Step 4 — Insulate the ground underneath with a thick debris bed.
Step 5 — Block the ends with piled debris or woven branches to reduce wind tunneling.
Warning
Never shelter under a fallen tree that is propped up by other trees or branches unless those supports are solid. A tree that is “hung up” in the canopy can shift and fall. Test by pushing on the supports — if anything moves, do not trust it.
Dense Vegetation
Thick stands of evergreen trees (spruce, pine, fir, cedar) provide natural wind protection and partial rain cover. Dense brush, bamboo thickets, and willow stands also work.
Evergreen Stands
- Natural canopy — Dense evergreen canopy blocks 50-80% of rain and significantly reduces wind speed. The area beneath a large spruce or fir tree is often relatively dry even in rain.
- Ground-level branches — Large conifers with branches sweeping to the ground create a tent-like space. Crawl under, clear debris from the floor, and you have a ready-made shelter.
- “Tree well” shelters — In snow, the area around a tree trunk stays clear or has reduced snow depth due to canopy interception and trunk heat. In deep snow, this can create a natural pit around the trunk that you can enlarge and roof over.
How to improve:
- Weave additional branches through the existing canopy gaps.
- Pile debris on the outside of the low branches to increase wind and rain protection.
- Do not cut the living branches that are providing your shelter.

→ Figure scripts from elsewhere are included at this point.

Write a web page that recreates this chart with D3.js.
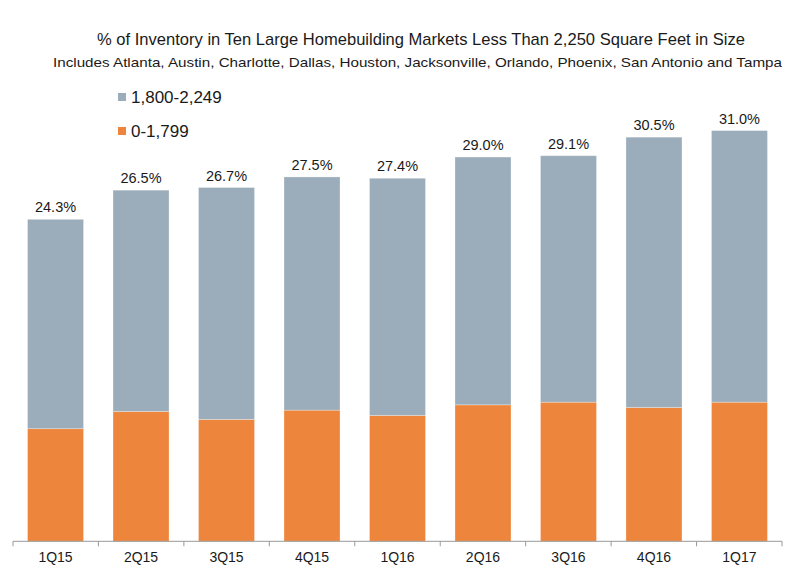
<!DOCTYPE html>
<html>
<head>
<meta charset="utf-8">
<script src="https://cdn.jsdelivr.net/npm/d3@7"></script>
<style>
  body { margin: 0; background: #fff; }
  svg text { font-family: "Liberation Sans", Arial, sans-serif; fill: #1a1a1a; }
</style>
</head>
<body>
<svg id="chart" width="800" height="583"></svg>
<script>
const quarters = ["1Q15", "2Q15", "3Q15", "4Q15", "1Q16", "2Q16", "3Q16", "4Q16", "1Q17"]
const totals = [24.3, 26.5, 26.7, 27.5, 27.4, 29.0, 29.1, 30.5, 31.0]
const small = [8.5, 9.8, 9.2, 9.9, 9.5, 10.3, 10.5, 10.1, 10.5]   // 0-1,799
const seriesNames = ["0-1,799", "1,800-2,249"]
const colors = { "0-1,799": "#ee853c", "1,800-2,249": "#9badba" }

const svg = d3.select("#chart")

// x band covers 13..782, baseline at ~541
const x = d3.scaleBand().domain(quarters).range([13, 782]).paddingInner(0.345).paddingOuter(0.17)
const y = d3.scaleLinear().domain([0, 35]).range([541.3, 541.3 - 35 * 13.25])

const rows = quarters.map((q, i) => ({ q, "0-1,799": small[i], "1,800-2,249": +(totals[i] - small[i]).toFixed(1), total: totals[i] }))
const stacked = d3.stack().keys(seriesNames)(rows)

svg.append("g").selectAll("g")
  .data(stacked)
  .enter().append("g")
  .attr("fill", (d) => colors[d.key])
  .selectAll("rect")
  .data((d) => d)
  .enter().append("rect")
  .attr("x", (d) => x(d.data.q))
  .attr("width", x.bandwidth())
  .attr("y", (d) => y(d[1]))
  .attr("height", (d) => y(d[0]) - y(d[1]))
  .attr("stroke", "#ffffff")
  .attr("stroke-opacity", 0.35)
  .attr("stroke-width", 0.8)

// total labels
svg.append("g").selectAll("text")
  .data(rows)
  .enter().append("text")
  .attr("x", (d) => x(d.q) + x.bandwidth() / 2)
  .attr("y", (d) => y(d.total) - 7)
  .attr("text-anchor", "middle")
  .attr("font-size", 14.5)
  .text((d) => d.total.toFixed(1) + "%")

// x axis with ticks at band edges
const axisG = svg.append("g")
axisG.append("line")
  .attr("x1", 13).attr("x2", 782).attr("y1", y(0)).attr("y2", y(0))
  .attr("stroke", "#999").attr("stroke-width", 1)
const edges = d3.range(quarters.length + 1).map((i) => 13 + i * (769 / quarters.length))
axisG.selectAll(".tick").data(edges).enter().append("line")
  .attr("x1", (d) => d).attr("x2", (d) => d)
  .attr("y1", y(0)).attr("y2", y(0) + 5)
  .attr("stroke", "#999")
axisG.selectAll(".lab").data(quarters).enter().append("text")
  .attr("x", (d) => x(d) + x.bandwidth() / 2)
  .attr("y", 562)
  .attr("text-anchor", "middle")
  .attr("font-size", 14)
  .text((d) => d)

// titles
svg.append("text")
  .attr("x", 97).attr("y", 45)
  .attr("font-size", 17)
  .attr("textLength", 648).attr("lengthAdjust", "spacingAndGlyphs")
  .text("% of Inventory in  Ten Large Homebuilding Markets Less Than 2,250 Square Feet in  Size")
svg.append("text")
  .attr("x", 53).attr("y", 67)
  .attr("font-size", 13.5)
  .attr("textLength", 729).attr("lengthAdjust", "spacingAndGlyphs")
  .text("Includes  Atlanta,  Austin,  Charlotte,  Dallas, Houston,  Jacksonville,  Orlando,  Phoenix, San Antonio and Tampa")

// legend
const legend = [
  { name: "1,800-2,249", y: 93 },
  { name: "0-1,799", y: 127 }
]
const lg = svg.append("g").selectAll("g").data(legend).enter().append("g")
lg.append("rect").attr("x", 118).attr("y", (d) => d.y).attr("width", 8).attr("height", 8)
  .attr("fill", (d) => colors[d.name])
lg.append("text").attr("x", 131).attr("y", (d) => d.y + 9.5)
  .attr("font-size", 17)
  .text((d) => d.name)
</script>
</body>
</html>
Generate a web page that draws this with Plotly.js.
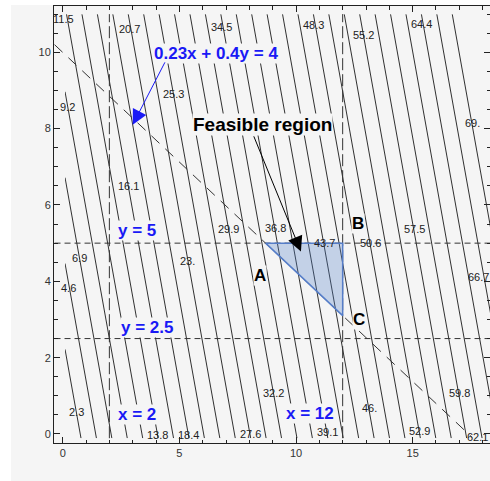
<!DOCTYPE html>
<html>
<head>
<meta charset="utf-8">
<script src="https://cdn.plot.ly/plotly-3.0.1.min.js"></script>
<style>
  html, body { margin: 0; padding: 0; background: #ffffff; width: 490px; height: 481px; overflow: hidden; }
  #chart { position: absolute; left: 11px; top: 5px; width: 479px; height: 476px; }
</style>
</head>
<body>
<div id="chart"></div>
<script>
// ---- data ----
const gridX = [0.1, 18.6];                 // contour domain corners (x)
const gridY = [-0.11, 11.0];               // contour domain corners (y)
const gridZ = [[-0.08, 64.27], [11.28, 75.62]]; // objective values at the corners
const levelFirst = 2.3, levelLast = 69, levelStep = 2.3;

const labelValues = [2.3, 4.6, 6.9, 9.2, 11.5, 13.8, 16.1, 18.4, 20.7, 23, 25.3, 27.6, 29.9, 32.2,
                     34.5, 36.8, 39.1, 43.7, 46, 48.3, 50.6, 52.9, 55.2, 57.5, 59.8, 62.1, 64.4, 66.7, 69];

const verticalX = [2, 12];
const horizontalY = [5, 2.5];
const diagX = [-0.35, 17.55];
const diagY = [10.2, -0.09];
const feasX = [8.696, 12, 12];
const feasY = [5, 5, 3.1];

// ---- layout positions for contour labels ----
const labelPosX = [0.58, 0.26, 0.72, 0.21, 0.05, 4.08, 2.81, 5.4, 2.88, 5.35, 4.74, 8.04, 7.1, 9.04,
                   6.79, 9.1, 11.33, 11.22, 13.13, 10.76, 13.18, 15.31, 12.9, 15.08, 17.02, 17.8, 15.39, 17.82, 17.56];
const labelPosY = [0.58, 3.83, 4.6, 8.56, 10.86, -0.03, 6.5, -0.03, 10.62, 4.53, 8.9, 0.0, 5.36, 1.08,
                   10.66, 5.4, 0.04, 5.0, 0.67, 10.71, 5.0, 0.08, 10.46, 5.36, 1.08, -0.09, 10.75, 4.12, 8.14];

const FONT = 'Liberation Sans, Arial, sans-serif';
const BG = '#f5f5f5';
const BLUE = 'rgb(25,25,245)';

function fmt(v) {
  return Number.isInteger(v) ? v + '.' : v.toFixed(1);
}

const traces = [];
traces.push({
  type: 'contour',
  x: gridX, y: gridY, z: gridZ,
  autocontour: false,
  contours: { coloring: 'none', start: levelFirst, end: levelLast + 0.01, size: levelStep, showlabels: false },
  line: { color: '#1a1a1a', width: 0.9, smoothing: 0 },
  showscale: false, hoverinfo: 'skip'
});

verticalX.forEach(v => traces.push({
  type: 'scatter', mode: 'lines', x: [v, v], y: [gridY[0], gridY[1]],
  line: { color: '#333333', width: 1, dash: '12px,4px' }, hoverinfo: 'skip', showlegend: false
}));
horizontalY.forEach(v => traces.push({
  type: 'scatter', mode: 'lines', x: [-0.35, gridX[1]], y: [v, v],
  line: { color: '#333333', width: 1, dash: '6px,4px' }, hoverinfo: 'skip', showlegend: false
}));
traces.push({
  type: 'scatter', mode: 'lines', x: diagX, y: diagY,
  line: { color: '#333333', width: 1, dash: '11px,8px' }, hoverinfo: 'skip', showlegend: false
});
traces.push({
  type: 'scatter', mode: 'lines', x: feasX.concat([feasX[0]]), y: feasY.concat([feasY[0]]),
  fill: 'toself', fillcolor: 'rgba(80,125,200,0.3)',
  line: { color: 'rgb(85,125,200)', width: 1.5 }, hoverinfo: 'skip', showlegend: false
});

const annotations = [];
labelValues.forEach((v, i) => annotations.push({
  x: labelPosX[i], y: labelPosY[i], xref: 'x', yref: 'y', text: fmt(v), showarrow: false,
  font: { family: FONT, size: 11, color: '#222222' }
}));

function bigText(txt, x, y, color, size) {
  return { x: x, y: y, xref: 'x', yref: 'y', text: '<b>' + txt + '</b>', showarrow: false,
           font: { family: FONT, size: size, color: color }, bgcolor: BG, borderpad: 0 };
}
annotations.push(bigText('0.23x + 0.4y = 4', 6.55, 9.97, BLUE, 17));
annotations.push(bigText('Feasible region', 8.585, 8.12, '#000000', 19));
annotations.push(bigText('y = 5', 3.18, 5.34, BLUE, 17));
annotations.push(bigText('y = 2.5', 3.63, 2.80, BLUE, 17));
annotations.push(bigText('x = 2', 3.18, 0.52, BLUE, 17));
annotations.push(bigText('x = 12', 10.58, 0.54, BLUE, 17));
annotations.push(bigText('A', 8.46, 4.14, '#000000', 17));
annotations.push(bigText('B', 12.65, 5.52, '#000000', 17));
annotations.push(bigText('C', 12.72, 2.99, '#000000', 17));

// arrows
annotations.push({ x: 3.0, y: 8.1, xref: 'x', yref: 'y', text: '', showarrow: true,
  ax: 33, ay: -64, arrowhead: 2, arrowsize: 3, arrowwidth: 1, arrowcolor: BLUE, standoff: 0 });
annotations.push({ x: 10.21, y: 4.78, xref: 'x', yref: 'y', text: '', showarrow: true,
  ax: -47.7, ay: -116.7, arrowhead: 2, arrowsize: 3, arrowwidth: 1, arrowcolor: '#000000', standoff: 0 });

// axis titles
annotations.push({ x: 9.01, y: -0.99, xref: 'x', yref: 'y', text: 'Supply voltage', showarrow: false,
  font: { family: FONT, size: 11, color: '#222222' } });
annotations.push({ x: -1.745, y: 5.5, xref: 'x', yref: 'y', text: 'Threshold voltage', showarrow: false,
  textangle: -90, font: { family: FONT, size: 11, color: '#222222' } });

const axisCommon = {
  showgrid: false, zeroline: false, showline: true, linecolor: '#222222', linewidth: 1,
  mirror: 'allticks', ticks: 'inside', ticklen: 6, tickcolor: '#222222', tickwidth: 1,
  tickfont: { family: FONT, size: 11, color: '#333333' }
};

const layout = {
  width: 479, height: 476,
  margin: { l: 43, r: 0, t: 1, b: 38 },
  paper_bgcolor: BG, plot_bgcolor: BG,
  showlegend: false,
  xaxis: Object.assign({}, axisCommon, {
    range: [-0.373, 18.315], tickmode: 'array', tickvals: [0, 5, 10, 15],
    minor: { dtick: 1, tick0: 0, ticks: 'inside', ticklen: 3.5, tickcolor: '#222222' }
  }),
  yaxis: Object.assign({}, axisCommon, {
    range: [-0.236, 11.213], tickmode: 'array', tickvals: [0, 2, 4, 6, 8, 10],
    minor: { dtick: 0.5, tick0: 0, ticks: 'inside', ticklen: 3.5, tickcolor: '#222222' }
  }),
  annotations: annotations
};

Plotly.newPlot('chart', traces, layout, { displayModeBar: false, staticPlot: true });
</script>
</body>
</html>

- Build your ground insulation bed on the needle floor beneath the tree.
Thickets and Dense Brush
Thick brush does not provide a roof, but it blocks wind effectively. In temperate and tropical climates where rain is warm, wind protection may matter more than rain protection.
- Crawl into the densest part of the thicket.
- Clear a sleeping-sized space in the center.
- Weave branches overhead for rain coverage.
- In bamboo stands, bamboo culms can be bent over and tied to create arched frames, then covered with leaves.
Comparison Table
| Feature | Wind Protection | Rain Protection | Warmth | Setup Time | Risk Level |
|---|---|---|---|---|---|
| Rock overhang | Moderate | Excellent | Good (with fire) | 15-30 min | Low |
| Cave | Excellent | Excellent | Good (stable temp) | 15-30 min | Medium (animals, gas, collapse) |
| Root ball | Good (one side) | Poor (needs additions) | Fair | 30-60 min | Low-Medium |
| Fallen trunk | Good (one side) | Fair (with debris) | Fair | 30-60 min | Low |
| Evergreen canopy | Good | Good | Fair | 10-20 min | Low |
| Dense thicket | Good | Poor | Fair | 15-30 min | Low |
Key Takeaways
- Natural features give you shelter in 15-30 minutes instead of 2-3 hours — use them when time, energy, or daylight is limited.
- Rock overhangs are the best natural shelter: they block rain, reflect fire heat, and require only a wind wall and floor insulation to be effective.
- Always check caves for animal occupation, ventilation, and structural stability before entering. Stay near the entrance.
- Fallen trees provide instant structural frameworks — use the trunk as a ridgepole and the root ball as a wind wall, then add debris covering.
- Every natural feature still needs floor insulation. The ground steals your heat regardless of what is above you.